--- start ---

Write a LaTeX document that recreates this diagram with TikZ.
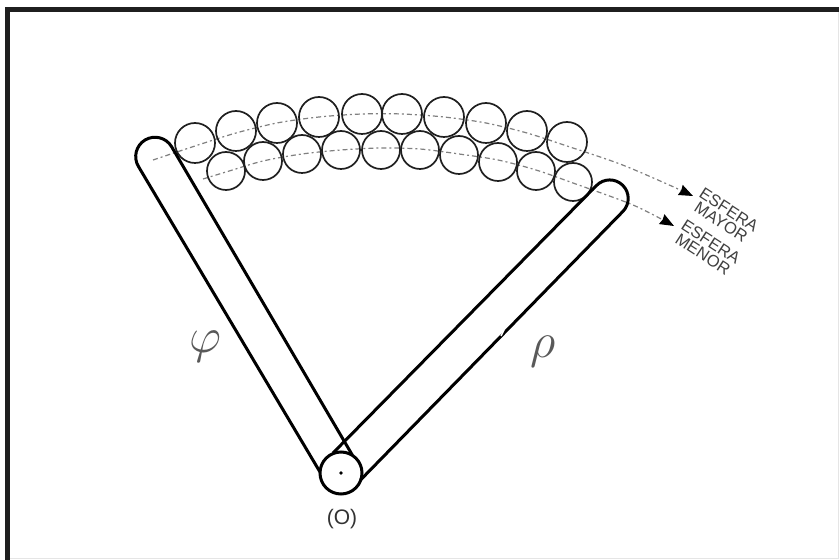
\documentclass[tikz,border=0pt]{standalone}
\usepackage{fontspec}
\setsansfont{Liberation Sans}
\usetikzlibrary{arrows.meta}
\definecolor{inkgray}{gray}{0.12}
\tikzset{
    ball/.style={draw=inkgray, line width=1.7pt},
    bar/.style={draw=black, line width=3pt, line join=round},
    axis/.style={draw=black!50, line width=1.2pt, dash pattern=on 5pt off 3pt on 2pt off 3pt},
    tip/.style={-{Stealth[length=14pt,width=11pt,inset=1pt,black,fill=black]}},
    tag/.style={font=\sffamily\fontsize{16.5}{14.5}\selectfont, text=black!75, align=center, rotate=-33},
    greek/.style={text=black!65, scale=2}
}
\begin{document}
\begin{tikzpicture}[x=1pt,y=1pt]
    \useasboundingbox (0,0) rectangle (839,560);
    \fill[white] (0,0) rectangle (839,560);
    \draw[line width=0.8pt, black!10] (7.5,1.5) -- (838,1.5) -- (838,550.5);
    \draw[line width=5pt, inkgray] (7.5,0) -- (7.5,550) -- (839,550);

    % two dotted spheres
    \coordinate (mayorstart) at (153,400);
    \coordinate (mayorend) at (693,364);
    \coordinate (menorstart) at (203,381);
    \coordinate (menorend) at (674,334);
    \draw[axis, tip] plot[smooth] coordinates {(mayorstart) (195,414) (236,427) (277,437) (319,443) (362,446) (402,446) (444,443) (486,437) (527,427) (567,414) (620,396) (667,376) (mayorend)};
    \draw[axis, tip] plot[smooth] coordinates {(menorstart) (226,388) (263,399) (302,406) (341,410) (381,412) (420,411) (459,406) (498,400) (536,390) (573,377) (633,355) (menorend)};

    % balls
    \foreach \bx/\by in {195/417, 236/429, 277/437, 319/443, 362/446, 402/446, 444/443, 486/437, 527/429, 567/418}
        \draw[ball] (\bx,\by) circle (20);
    \foreach \bx/\by in {226/389, 263/399, 302/406, 341/410, 381/410, 420/410, 459/405, 498/398, 536/389, 573/378}
        \draw[ball] (\bx,\by) circle (19);

    % left bar
    \draw[bar] (320,88) -- (138.4,393.6) arc (210.7:30.7:19.3) -- (352.3,105);
    % right bar
    \draw[bar] (333,107) -- (596.5,374.5) arc (135.6:-44.4:18.5) -- (360.5,80);
    \draw[white, line width=1.5pt] (501,224) -- (504,230);

    % pivot
    \coordinate (pivot) at (341,87);
    \draw[line width=3pt] (pivot) circle (21);
    \fill (pivot) circle (1.8);
    \node[font=\sffamily\fontsize{21}{21}\selectfont, text=black!80] (origin) at (342,41) {(O)};

    \node[greek] (phi) at (205,213) {\Huge $\varphi$};
    \node[greek] (rho) at (543,208) {\Huge $\rho$};

    \node[tag] (mayor) at (725,344) {ESFERA\\MAYOR};
    \node[tag] (menor) at (707,312) {ESFERA\\MENOR};
\end{tikzpicture}
\end{document}
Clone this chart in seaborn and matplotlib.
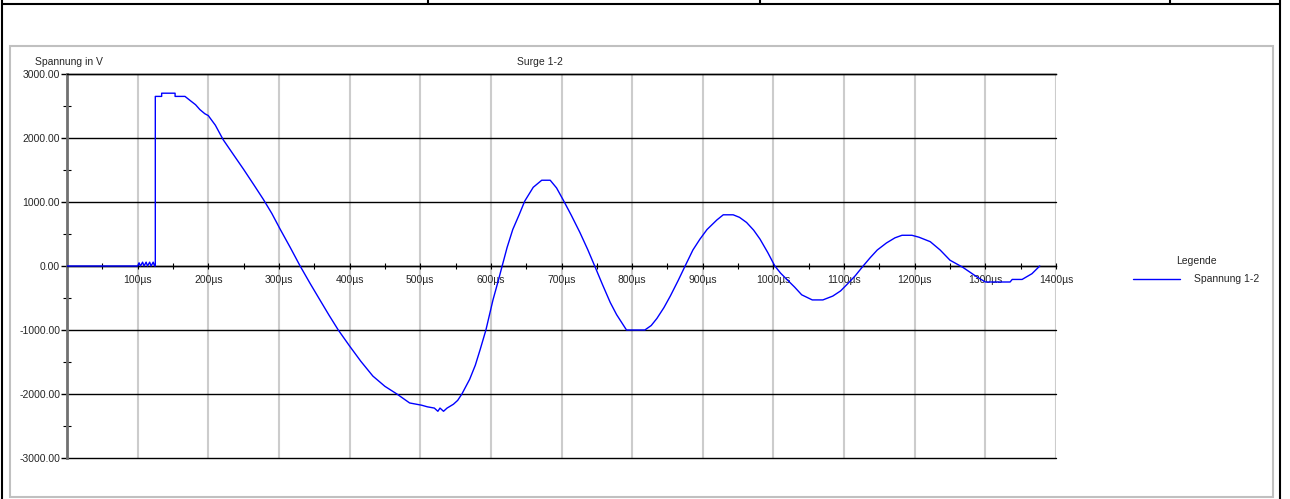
import numpy as np
import pandas as pd
import matplotlib
matplotlib.use("Agg")
import matplotlib.pyplot as plt
import matplotlib.ticker as mticker
from matplotlib.patches import Rectangle
from matplotlib.lines import Line2D
import seaborn as sns

zeit_us = [0, 100, 102, 104, 107, 109, 112, 114, 117, 119, 122, 124,
           125, 125, 134, 134, 153, 153, 167, 175, 182, 188, 195, 200, 210,
           221, 235, 250, 265, 278, 290, 302, 316, 330, 344, 358, 371, 384,
           400, 416, 433, 450, 467, 485, 502, 510, 520, 525, 528, 533, 538,
           547, 553, 559, 570, 578, 585, 593, 603, 610, 616, 623, 631, 640,
           648, 660, 672, 684, 693, 702, 714, 726, 737, 747, 758, 769, 778,
           785, 792, 818, 827, 835, 845, 854, 865, 875, 886, 896, 906, 920,
           929, 943, 952, 962, 972, 981, 992, 1002, 1010, 1019, 1030, 1040,
           1055, 1070, 1084, 1095, 1104, 1116, 1127, 1137, 1147, 1160, 1172,
           1182, 1196, 1206, 1222, 1236, 1250, 1268, 1288, 1300, 1335, 1338,
           1352, 1366, 1377]
spannung_v = [0, 0, 50, 0, 60, 0, 60, 0, 60, 0, 60, 0,
              0, 2650, 2650, 2700, 2700, 2650, 2650, 2580, 2520, 2445, 2380, 2350, 2200,
              1975, 1750, 1510, 1260, 1040, 820, 570, 290, 0, -270, -530, -770, -1000,
              -1250, -1490, -1720, -1880, -2000, -2140, -2175, -2200, -2220, -2270, -2220, -2270, -2220,
              -2160, -2100, -2000, -1770, -1550, -1300, -1000, -530, -250, 0, 290, 570, 800,
              1015, 1230, 1340, 1340, 1220, 1040, 790, 525, 260, 0, -290, -570, -760,
              -880, -1000, -1000, -930, -820, -650, -470, -230, 0, 250, 420, 570, 720,
              800, 800, 760, 680, 560, 420, 210, 0, -110, -210, -330, -450,
              -530, -530, -470, -390, -290, -150, 0, 130, 250, 360, 440,
              480, 480, 450, 380, 250, 90, -20, -170, -250, -250, -210,
              -210, -120, 0]

x_ticks = list(range(0, 1401, 100))
y_ticks = [-3000, -2000, -1000, 0, 1000, 2000, 3000]

W, H = 1290, 499

sns.set_style("white")
plt.rcParams["font.family"] = ["Liberation Sans", "DejaVu Sans"]

df = pd.DataFrame({"Zeit": zeit_us, "Spannung": spannung_v})

fig = plt.figure(figsize=(W / 100, H / 100), dpi=100)
ax = fig.add_axes([67 / W, 1 - 458 / H, (1056 - 67) / W, (458 - 74) / H])

sns.lineplot(data=df, x="Zeit", y="Spannung", sort=False, estimator=None,
             color="#0000ff", linewidth=1.0, label="Spannung 1-2", ax=ax, zorder=5)

ax.set_xlim(0, 1400)
ax.set_ylim(-3000, 3000)
ax.set_xlabel("")
ax.set_ylabel("")

# Achsen
ax.spines["bottom"].set_position(("data", 0))
ax.spines["bottom"].set_color("black")
ax.spines["bottom"].set_linewidth(1.0)
ax.spines["right"].set_visible(False)
ax.spines["top"].set_color("black")
ax.spines["top"].set_linewidth(1.0)
ax.spines["left"].set_color("#707070")
ax.spines["left"].set_linewidth(2.0)

ax.set_xticks(x_ticks)
ax.xaxis.set_minor_locator(mticker.MultipleLocator(50))
ax.xaxis.set_major_formatter(mticker.FuncFormatter(lambda v, p: "" if v == 0 else f"{v:.0f}µs"))
ax.set_yticks(y_ticks)
ax.yaxis.set_minor_locator(mticker.FixedLocator([-2500, -1500, -500, 500, 1500, 2500]))
ax.yaxis.set_major_formatter(mticker.FuncFormatter(lambda v, p: f"{v:.2f}"))

ax.tick_params(axis="x", which="both", direction="inout", length=4, width=0.8,
               color="black", labelsize=7.5, pad=4.5, bottom=True)
ax.tick_params(axis="y", which="major", direction="out", length=4, width=1.0,
               color="black", labelsize=7.5, pad=1, left=True)
ax.tick_params(axis="y", which="minor", direction="inout", length=6, width=0.8,
               color="black", left=True)

ax.set_axisbelow(True)
ax.xaxis.grid(True, color="#cccccc", linewidth=1.5)
ax.yaxis.grid(True, color="black", linewidth=1.0)
for gl in ax.get_ygridlines():
    gl.set_clip_on(False)

# Beschriftungen
fig.text(35 / W, 1 - 62 / H, "Spannung in V", fontsize=7.5, ha="left", va="center")
fig.text(540 / W, 1 - 62 / H, "Surge 1-2", fontsize=7.5, ha="center", va="center")

ax.get_legend().remove()
leg = fig.legend(handles=[Line2D([0], [0], color="#0000ff", lw=1.0)], labels=["Spannung 1-2"],
                 title="Legende", loc="upper left", bbox_to_anchor=(1133 / W, 1 - 256 / H),
                 frameon=False, fontsize=7.5, title_fontsize=7.5, handlelength=4.5,
                 handletextpad=1.4, borderpad=0, borderaxespad=0, labelspacing=0.3)
leg._legend_box.sep = 6

# Rahmen
fig.add_artist(Rectangle((10 / W, 1 - 497 / H), (1273 - 10) / W, (497 - 46) / H,
                         transform=fig.transFigure, fill=False, edgecolor="#c0c0c0", lw=1.5))
for x0, y0, x1, y1 in [(2, 0, 2, H), (1280, 0, 1280, H), (2, 4, 1280, 4),
                       (428, 0, 428, 4), (760, 0, 760, 4), (1170, 0, 1170, 4)]:
    fig.add_artist(Line2D([x0 / W, x1 / W], [1 - y0 / H, 1 - y1 / H],
                          transform=fig.transFigure, color="black", lw=1.5))

fig.savefig("out.png", dpi=100)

--- end ---

[Task to carry out] Show every line from the listing above in which the string "seaborn" appears.

[Output of the exercise]
Clone this chart in seaborn and matplotlib.
import seaborn as sns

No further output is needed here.